Give a count of the lines below that have the string "draw" in them, with no other words.

GIVEN INFORMATION
_ _ _ _ _

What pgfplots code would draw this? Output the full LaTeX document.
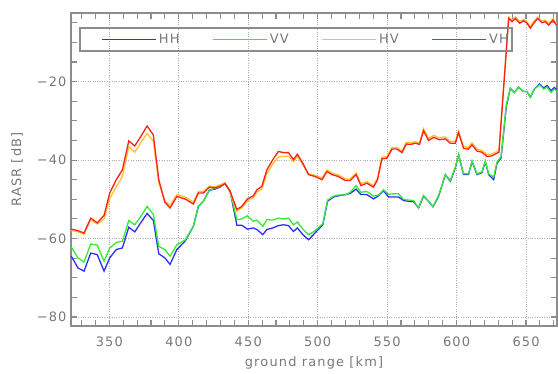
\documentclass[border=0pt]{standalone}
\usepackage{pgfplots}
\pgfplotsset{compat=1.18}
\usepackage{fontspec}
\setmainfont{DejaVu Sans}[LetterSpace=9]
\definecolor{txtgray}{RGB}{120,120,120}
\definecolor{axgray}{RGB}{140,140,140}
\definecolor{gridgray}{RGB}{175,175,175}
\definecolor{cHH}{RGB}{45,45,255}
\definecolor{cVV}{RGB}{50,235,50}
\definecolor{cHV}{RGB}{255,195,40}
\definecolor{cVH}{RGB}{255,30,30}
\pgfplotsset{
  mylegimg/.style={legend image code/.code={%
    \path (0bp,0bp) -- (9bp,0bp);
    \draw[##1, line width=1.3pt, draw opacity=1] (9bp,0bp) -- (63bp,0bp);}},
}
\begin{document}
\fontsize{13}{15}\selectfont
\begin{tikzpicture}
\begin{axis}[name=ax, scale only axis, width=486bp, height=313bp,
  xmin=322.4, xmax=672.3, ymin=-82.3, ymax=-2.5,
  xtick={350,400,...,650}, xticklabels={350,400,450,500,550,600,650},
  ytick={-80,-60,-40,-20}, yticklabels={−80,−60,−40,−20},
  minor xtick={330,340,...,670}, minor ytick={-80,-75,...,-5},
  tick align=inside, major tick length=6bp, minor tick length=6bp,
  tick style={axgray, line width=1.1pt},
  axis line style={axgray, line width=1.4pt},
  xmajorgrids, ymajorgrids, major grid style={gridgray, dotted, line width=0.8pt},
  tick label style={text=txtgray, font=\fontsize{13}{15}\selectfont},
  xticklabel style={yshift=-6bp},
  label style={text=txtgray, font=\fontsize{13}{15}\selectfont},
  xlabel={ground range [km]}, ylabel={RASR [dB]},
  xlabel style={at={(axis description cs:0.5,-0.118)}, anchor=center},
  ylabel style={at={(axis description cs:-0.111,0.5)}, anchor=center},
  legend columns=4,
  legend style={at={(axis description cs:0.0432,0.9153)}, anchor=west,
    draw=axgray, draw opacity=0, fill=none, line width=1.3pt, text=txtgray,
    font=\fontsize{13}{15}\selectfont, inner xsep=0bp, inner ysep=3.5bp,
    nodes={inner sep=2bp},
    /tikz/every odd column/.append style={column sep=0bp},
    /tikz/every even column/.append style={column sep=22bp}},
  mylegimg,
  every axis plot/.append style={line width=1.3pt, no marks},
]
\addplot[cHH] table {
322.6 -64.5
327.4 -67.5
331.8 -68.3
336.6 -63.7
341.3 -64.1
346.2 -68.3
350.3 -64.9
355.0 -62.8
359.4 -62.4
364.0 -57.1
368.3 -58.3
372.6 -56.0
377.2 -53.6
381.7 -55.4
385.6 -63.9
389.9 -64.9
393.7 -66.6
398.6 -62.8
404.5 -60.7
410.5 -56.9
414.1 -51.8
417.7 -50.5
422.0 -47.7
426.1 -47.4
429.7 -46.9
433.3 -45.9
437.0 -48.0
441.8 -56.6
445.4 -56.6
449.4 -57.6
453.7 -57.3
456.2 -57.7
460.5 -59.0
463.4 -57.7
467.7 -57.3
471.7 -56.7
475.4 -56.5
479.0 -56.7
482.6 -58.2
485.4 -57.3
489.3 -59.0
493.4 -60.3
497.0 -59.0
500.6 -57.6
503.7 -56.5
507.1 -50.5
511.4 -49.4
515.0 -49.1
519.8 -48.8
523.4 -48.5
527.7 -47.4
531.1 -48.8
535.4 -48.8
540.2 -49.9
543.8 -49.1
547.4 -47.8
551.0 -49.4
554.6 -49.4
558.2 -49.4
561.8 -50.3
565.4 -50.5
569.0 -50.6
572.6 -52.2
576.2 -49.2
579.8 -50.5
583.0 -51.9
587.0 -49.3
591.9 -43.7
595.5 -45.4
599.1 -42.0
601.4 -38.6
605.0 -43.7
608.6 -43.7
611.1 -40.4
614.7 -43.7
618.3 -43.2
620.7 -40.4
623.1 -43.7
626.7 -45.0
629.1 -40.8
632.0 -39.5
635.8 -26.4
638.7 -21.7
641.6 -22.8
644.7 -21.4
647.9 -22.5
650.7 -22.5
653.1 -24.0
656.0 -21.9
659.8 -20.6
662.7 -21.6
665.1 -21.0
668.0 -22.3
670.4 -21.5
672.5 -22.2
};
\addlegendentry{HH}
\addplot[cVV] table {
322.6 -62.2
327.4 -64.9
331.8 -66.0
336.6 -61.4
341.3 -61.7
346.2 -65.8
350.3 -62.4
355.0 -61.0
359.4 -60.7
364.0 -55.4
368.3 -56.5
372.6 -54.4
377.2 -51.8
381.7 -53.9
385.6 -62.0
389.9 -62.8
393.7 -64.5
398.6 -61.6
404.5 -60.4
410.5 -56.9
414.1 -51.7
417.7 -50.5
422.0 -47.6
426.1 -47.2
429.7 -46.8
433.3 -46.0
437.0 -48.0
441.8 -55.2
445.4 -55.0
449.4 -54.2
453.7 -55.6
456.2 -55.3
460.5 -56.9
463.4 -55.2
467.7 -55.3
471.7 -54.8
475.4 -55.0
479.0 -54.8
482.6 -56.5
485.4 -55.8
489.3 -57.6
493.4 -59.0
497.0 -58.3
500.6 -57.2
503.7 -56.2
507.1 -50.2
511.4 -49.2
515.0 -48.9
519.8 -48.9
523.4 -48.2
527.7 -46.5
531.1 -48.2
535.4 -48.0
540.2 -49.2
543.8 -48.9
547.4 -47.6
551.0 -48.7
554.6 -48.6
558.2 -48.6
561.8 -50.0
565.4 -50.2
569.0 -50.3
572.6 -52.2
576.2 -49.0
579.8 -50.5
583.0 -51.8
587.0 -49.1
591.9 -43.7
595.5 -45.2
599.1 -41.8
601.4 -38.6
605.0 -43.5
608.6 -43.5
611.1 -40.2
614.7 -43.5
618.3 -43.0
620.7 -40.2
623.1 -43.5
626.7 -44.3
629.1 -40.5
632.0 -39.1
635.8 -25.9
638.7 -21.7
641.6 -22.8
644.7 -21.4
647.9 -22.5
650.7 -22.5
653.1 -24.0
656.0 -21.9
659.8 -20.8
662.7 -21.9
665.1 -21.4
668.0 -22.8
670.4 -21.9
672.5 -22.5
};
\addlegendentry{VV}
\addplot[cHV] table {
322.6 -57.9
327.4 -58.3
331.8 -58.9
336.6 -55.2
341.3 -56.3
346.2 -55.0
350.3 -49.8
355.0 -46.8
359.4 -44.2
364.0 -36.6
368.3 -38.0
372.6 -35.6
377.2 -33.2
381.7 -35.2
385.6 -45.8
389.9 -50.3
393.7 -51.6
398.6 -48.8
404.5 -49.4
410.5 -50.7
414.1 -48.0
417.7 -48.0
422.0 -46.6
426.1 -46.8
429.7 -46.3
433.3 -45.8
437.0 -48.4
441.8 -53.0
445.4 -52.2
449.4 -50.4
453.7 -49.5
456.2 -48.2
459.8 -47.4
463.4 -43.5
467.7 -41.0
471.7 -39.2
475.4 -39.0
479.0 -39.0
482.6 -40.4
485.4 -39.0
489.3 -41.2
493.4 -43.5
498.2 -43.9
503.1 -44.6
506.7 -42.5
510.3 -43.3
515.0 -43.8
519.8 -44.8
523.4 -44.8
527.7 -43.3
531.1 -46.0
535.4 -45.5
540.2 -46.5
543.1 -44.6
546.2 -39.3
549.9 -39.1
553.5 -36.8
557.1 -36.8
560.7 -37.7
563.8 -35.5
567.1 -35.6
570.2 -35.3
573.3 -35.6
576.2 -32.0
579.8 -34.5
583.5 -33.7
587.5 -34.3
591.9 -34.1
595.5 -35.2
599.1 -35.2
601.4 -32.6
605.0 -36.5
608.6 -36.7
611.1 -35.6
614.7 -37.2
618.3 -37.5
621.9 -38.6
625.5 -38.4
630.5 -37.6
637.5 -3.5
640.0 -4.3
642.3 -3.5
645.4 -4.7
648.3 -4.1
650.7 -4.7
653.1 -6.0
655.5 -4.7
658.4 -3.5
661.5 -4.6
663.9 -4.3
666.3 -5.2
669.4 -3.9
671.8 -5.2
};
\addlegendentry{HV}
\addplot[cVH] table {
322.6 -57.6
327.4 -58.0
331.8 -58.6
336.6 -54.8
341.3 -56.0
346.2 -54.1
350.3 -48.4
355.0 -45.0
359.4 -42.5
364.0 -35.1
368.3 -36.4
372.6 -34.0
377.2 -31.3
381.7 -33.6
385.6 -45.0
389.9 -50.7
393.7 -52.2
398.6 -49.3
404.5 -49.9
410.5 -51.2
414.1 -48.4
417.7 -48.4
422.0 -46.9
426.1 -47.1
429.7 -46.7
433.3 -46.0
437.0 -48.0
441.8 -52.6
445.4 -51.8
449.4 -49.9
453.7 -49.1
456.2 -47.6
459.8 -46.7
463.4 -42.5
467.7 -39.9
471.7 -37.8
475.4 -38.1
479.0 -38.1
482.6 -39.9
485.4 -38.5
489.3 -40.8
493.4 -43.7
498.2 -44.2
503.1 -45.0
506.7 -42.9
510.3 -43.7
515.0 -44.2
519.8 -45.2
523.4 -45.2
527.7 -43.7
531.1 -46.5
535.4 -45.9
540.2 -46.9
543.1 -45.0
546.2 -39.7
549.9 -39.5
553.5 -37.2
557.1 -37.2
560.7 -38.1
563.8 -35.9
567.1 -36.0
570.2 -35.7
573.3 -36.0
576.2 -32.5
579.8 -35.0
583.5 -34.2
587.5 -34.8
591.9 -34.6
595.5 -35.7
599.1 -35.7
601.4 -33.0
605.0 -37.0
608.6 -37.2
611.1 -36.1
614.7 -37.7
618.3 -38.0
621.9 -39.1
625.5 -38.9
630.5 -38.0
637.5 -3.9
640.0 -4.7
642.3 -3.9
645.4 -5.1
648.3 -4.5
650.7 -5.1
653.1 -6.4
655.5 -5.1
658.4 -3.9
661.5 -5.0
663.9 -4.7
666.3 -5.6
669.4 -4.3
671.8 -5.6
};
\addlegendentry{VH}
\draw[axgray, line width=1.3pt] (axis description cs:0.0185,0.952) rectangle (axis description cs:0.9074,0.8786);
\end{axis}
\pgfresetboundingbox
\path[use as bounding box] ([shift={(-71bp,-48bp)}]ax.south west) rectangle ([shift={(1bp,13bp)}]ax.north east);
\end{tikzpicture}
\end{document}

_ _ _ _ _

TASK ANSWER
4